On the value of Judgement

We’re told not to judge, lest we be judged.

But we are judged, by our customers choosing between us and a competitor, by our employees choosing whether to entwine their careers with our fate, and by our peers, allies, and passive-aggressive antagonists on social media.

We’re instructed to respect others, especially other cultures. And it’s true that new perspectives yield new insight, and that we’re generally plagued with a bias against the unfamiliar, especially when it’s convenient for our egos to deny that a new idea is superior to our own. But battling our emotional distain of the alien does not automatically imply respect for all other cultures and ideas. “Respecting” female mutilation because “it’s a sin to judge,” is unacceptable.

Judgement is essential. Judgements carve out the important from the incidental, a necessary component of focus. Judgement declares a victorious idea among alternatives, not as a determinant of universal truth, but to cease dithering, and thus enable progress.

Rather than avoid judgement as a sin, we should invest in it as a skill. Rather than damn the act of judgement for the sake of avoiding incorrect judgments, we should celebrate the component skills of great judgement such as bias-avoidance, clarifying the essential, combining data with vision, reasoning from first-principals, and prioritization of apparently uncomparable options.

Observing the world with dispassionate equanimity is not a recipe for progress, nor insight. Great products, great design, great companies, great cultures, great writing, great religions, all depend on a set of strong judgments.

Thus, avoiding judgement means avoiding greatness.

5 responses to “On the value of Judgement”

  1. Great post. As a Christian, I was raised to “Judge not…” but it was always clear that this was about suspending judgment about how others stood with God. In other words, I have no right to convict another for his/her sins—that’s between her/him and the Big Guy. But cultivating “good judgment” was a staple in my upbringing and one I’m grateful to my parents for championing. Thanks!

  2. To Judge – it has a negative connotation. We should all agree, however, that we are to DISCERN at all times! Thanks for the article, I enjoyed it. Mike Burnell

  3. This post reminded me of one of my favorite passages from Freud’s Civilization and its Discontents, which ponders the utility of the “golden rule” & other such “cultural values”:
    “The existence of this inclination to aggression, which we can detect in ourselves and justly assume to be present in others, is the factor which disturbs our relations with our neighbor and which forces civilization into such a high expenditure [of energy]. In consequence of this primary mutual hostility of human beings, civilized society is perpetually threatened with disintegration. The interest of work in common would not hold it together; instinctual passions are stronger than reasonable interests. Civilization has to use its utmost efforts in order to set limits to man’s aggressive instincts and to hold the manifestations of hem in check by psychical reaction-formations. Hence, therefore, the use of methods intended to incite people into identifications and aim-inhibited relations of love, hence the restriction upon sexual life, and hence too the ideal’s commandment to love one’s neighbor as oneself — a commandment which is really justified by the fact that nothing else runs so strongly counter to the original nature of man. In spite of every effort, these endeavors of civilization have not so far achieved very much. It hopes to prevent the crudest excesses of brutal violence by itself assuming the right to use violence against criminals, but the law is not able to lay hold of the more cautious and refined manifestations of human aggressiveness. The time comes when each one of us has to give up illusions the expectations which, in his youth. he pinned upon his fellow men, and when he may learn how much difficulty and pain has been added to his life by their ill-will. At the same time, it would be unfair to reproach civilization with trying to eliminate strife and competition from human activity. These things are undoubtedly indispensable. But opposition is not necessarily enmity; it is merely misused and made occasion for enmity.
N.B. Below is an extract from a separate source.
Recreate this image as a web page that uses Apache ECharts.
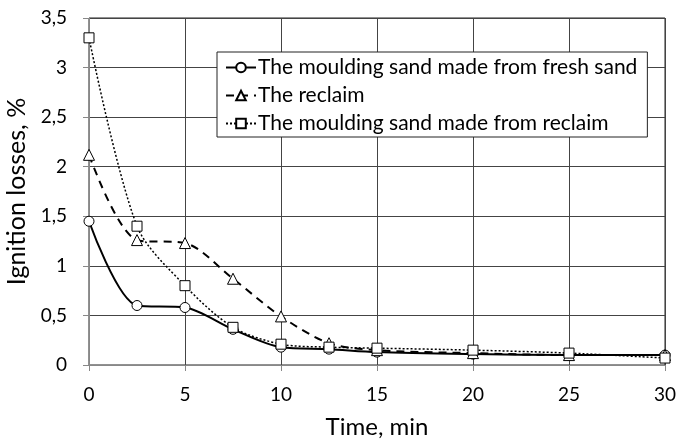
<!DOCTYPE html>
<html><head><meta charset="utf-8">
<script src="https://cdn.jsdelivr.net/npm/echarts@6/dist/echarts.min.js"></script>
<style>html,body{margin:0;padding:0;background:#fff}#c{width:677px;height:443px}</style>
</head><body><div id="c"></div>
<script>
const times = [0, 2.5, 5, 7.5, 10, 12.5, 15, 20, 25, 30];
const freshSand = [1.45, 0.60, 0.58, 0.36, 0.18, 0.16, 0.13, 0.11, 0.10, 0.10];
const reclaim = [2.12, 1.26, 1.23, 0.87, 0.49, 0.22, 0.15, 0.12, 0.10, 0.10];
const reclaimSand = [3.30, 1.40, 0.80, 0.38, 0.21, 0.18, 0.17, 0.15, 0.12, 0.07];
const seriesNames = ['The moulding sand made from fresh sand', 'The reclaim', 'The moulding sand made from reclaim'];

const font = 'Lato, "Open Sans", sans-serif';
const pair = arr => times.map((t, i) => [t, arr[i]]);
const chart = echarts.init(document.getElementById('c'));
chart.setOption({
  animation: false,
  backgroundColor: '#fff',
  grid: { left: 89, right: 12, top: 18, bottom: 78, show: true, borderColor: '#222', borderWidth: 1,
    containLabel: false, outerBoundsMode: 'none' },
  legend: {
    orient: 'vertical', left: 217, top: 52, padding: [5, 10, 3, 8],
    backgroundColor: '#fff', borderColor: '#222', borderWidth: 1,
    itemWidth: 30, itemHeight: 12, itemGap: 7,
    textStyle: { fontFamily: font, fontSize: 21, lineHeight: 21, color: '#000', padding: [0, 0, 0, -3] },
    data: seriesNames
  },
  xAxis: {
    type: 'value', min: 0, max: 30, interval: 5,
    name: 'Time, min', nameLocation: 'middle', nameGap: 50,
    nameTextStyle: { fontFamily: font, fontSize: 24, color: '#000' },
    axisLine: { show: true, lineStyle: { color: '#888' } },
    axisTick: { show: true, length: 6, lineStyle: { color: '#888' } },
    axisLabel: { fontFamily: font, fontSize: 19, color: '#000', margin: 20 },
    splitLine: { show: true, lineStyle: { color: '#444', width: 1 } }
  },
  yAxis: {
    type: 'value', min: 0, max: 3.5, interval: 0.5,
    name: 'Ignition losses, %', nameLocation: 'middle', nameGap: 53, nameRotate: 90,
    nameTextStyle: { fontFamily: font, fontSize: 25, color: '#000' },
    axisLine: { show: true, lineStyle: { color: '#888' } },
    axisTick: { show: true, length: 6, lineStyle: { color: '#888' } },
    axisLabel: { fontFamily: font, fontSize: 19, color: '#000', margin: 22,
      formatter: v => String(v).replace('.', ',') },
    splitLine: { show: true, lineStyle: { color: '#444', width: 1 } }
  },
  series: [
    { name: seriesNames[0], type: 'line', data: pair(freshSand), smooth: 0.3,
      symbol: 'circle', symbolSize: 10, color: '#000',
      lineStyle: { color: '#000', width: 2 },
      itemStyle: { color: '#fff', borderColor: '#000', borderWidth: 1 } },
    { name: seriesNames[1], type: 'line', data: pair(reclaim), smooth: 0.3,
      symbol: 'triangle', symbolSize: 11, color: '#000',
      lineStyle: { color: '#000', width: 2, type: [8, 6] },
      itemStyle: { color: '#fff', borderColor: '#000', borderWidth: 1 } },
    { name: seriesNames[2], type: 'line', data: pair(reclaimSand), smooth: 0.3,
      symbol: 'rect', symbolSize: 10, color: '#000',
      lineStyle: { color: '#000', width: 1.5, type: [2, 2] },
      itemStyle: { color: '#fff', borderColor: '#000', borderWidth: 1 } }
  ]
});
</script></body></html>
    faculty.georgetown.edu/irvinem/theory/Freud-CivDis.html”

    For contrast, I always have found Plato’s analogy of the dual horse chariot to be very useful when thinking about how to deal with instincts and drives that run counter to cultural values ( en.wikipedia.org/wiki/Chariot_Allegory ).
    “First the charioteer of the human soul drives a pair, and secondly one of the horses is noble and of noble breed, but the other quite the opposite in breed and character. Therefore in our case the driving is necessarily difficult and troublesome.”[1]

    …my reading of the all agony is that you must control your “dark horse”, and avoid being fooled into thinking you can go anyplace significant if you focus your energies only on your “light horse”. To ascend to lofty heights your “charioteer” must gain control of both light and dark horses, and leverage them both in your journey.

  4. Awesome post, Jason. So many miss the subtle but huge and important difference between judgment and discernment. You nailed it!

  5. It’s funny that the same people who call judgement a sin consider its cousin discernment a skill. Thanks, Jason.